Toll Road Rage: Ken Ryan and Friends

Ken Ryan is no hack. He's worked for two decades as an urban planner for EDAW, the global design firm behind the Arrowhead Pond, Chapman University and the Port of Los Angeles. So you've got to wonder what's up when Ryan, also a Yorba Linda councilman and toll-road official, gets sloppy with language.

Speaking Feb. 23 after the Transportation Corridor Agencies board approved extending the Foothill/Eastern toll road through San Onofre State Park to the very edge of Trestles Beach, Ryan said the vote reflects “our simple mission statement . . . and that is enhancing mobility, but not doing so at the expense of the environment.”
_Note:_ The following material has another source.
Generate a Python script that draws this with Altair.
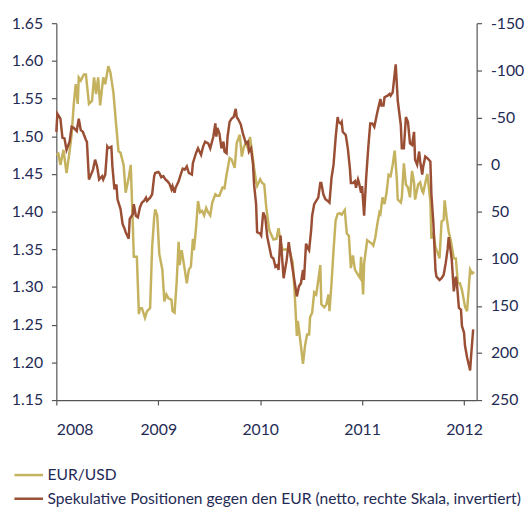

First, critics rightly consider the 241 extension project an environmental disaster. Second, the TCA's mission statement says nothing about the environment. In its totality, the mission statement reads, “Enhance mobility in Orange County and Southern California by developing and operating publicly owned toll facilities as a part of the regional transportation system.”

So clearly Ryan misspoke. Or he intentionally misrepresented the nature and purpose of the TCA. Why would he want to do that?

Check Ryan's background, and you'll see Ryan is connected to the sorts of people who would indeed regard building a freeway as a form of tree-hugging.

As a principal for EDAW (Eckbo, Dean, Austin and Williams), Ryan is working on the Carrari Ranch Project in San Bernardino County, on land belonging to G. Miller Development Co., owned by Congressman Gary Miller (R-Diamond Bar). Miller is the same congressman whom Congressman Ken Calvert (R-Corona) thanked for his work on the 2006 Transportation Equity Act, which diverts $8 million in federal funds to the 241 project—despite the fact the toll road is supposed to be a private venture. It was classic pork: the act also included $2 million for sound walls in Yorba Linda and Anaheim; Ryan, Miller and Anaheim Mayor Curt Pringle gathered on Feb. 17, 2004, in an Anaheim mobile-home park to commemorate the occasion.

In a 2002 Riverside Press-Enterprise article, Ryan is listed as a spokesman for Lytle Development. In the 2004 election, Lytle Development was Miller's top donor.

In 2003, Congressman Miller requested more than $3 million to build a pedestrian bridge over the Imperial Highway in Yorba Linda, where his friend Ryan was known as “Mayor Ryan.” Miller was also one of five signatories to a Feb. 17 letter to Governor Arnold Schwarzenegger in support of the 241. The other four? Calvert, Dana Rohrabacher (R-Huntington Beach), Darrell Issa (R-Vista) and John Campbell (R-Irvine). Miller, Calvert and Rohrabacher all list real-estate firms as their top campaign contributors in 2004.

Ryan isn't shy about his history with Miller. “I'm proud of our relationship,” he told the Weekly. “I've been an urban planner for 20 years.”

And there's nothing illegal about representatives earmarking money for their district. According to Bob Stern, president of the Center for Governmental Studies in Los Angeles, “That's how congressmen get re-elected.”

And it explains why Ryan sees the 241 extension as environmentally benign.

As does this: in San Francisco in 2004, Ryan warned a real-estate trade group about the dangers . . . not of Muslim fanatics but of environmentalists. Ryan presented “Green Collar Crime” with Tim Paone and Laer Pearce; Pearce runs his own Laguna Hills PR firm specializing in real-estate development. You may remember that he advocated a housing development in a former sand/gravel mine that doubled as a Santiago Creek flood plain. He is similarly bullish about the 241. Last fall, when Congress made way for the road by eliminating critical habitat protections in the San Mateo Canyon (in a bill co-sponsored by—you guessed it—Miller), Pearce told the Los Angeles Times the action was “fabulous. It's absolutely fabulous.” At the time, Pearce was executive director of the Coalition for Habitat Conservation, which includes such environmental groups as the Irvine Co., Rancho Mission Viejo and Lennar Homes.

“Green Collar Crime” was basically a builder's battle plan. In it, among other tactics, Ryan, Paone and Pearce recommend that builders simply label everything “green.” That's precisely what the TCA did when it called its final plan for the 241 the “green” alignment.

“Green”? The California Coastal Commission will be the judge of that. In July 2004, the commission warned the TCA, “We do not believe any of these three San Mateo Creek alignment alternatives could reasonably be determined the least environmentally damaging feasible alternative, given their significant and unmitigable adverse effects to one of the most, if not the most, undeveloped and pristine coastal watersheds in southern California.”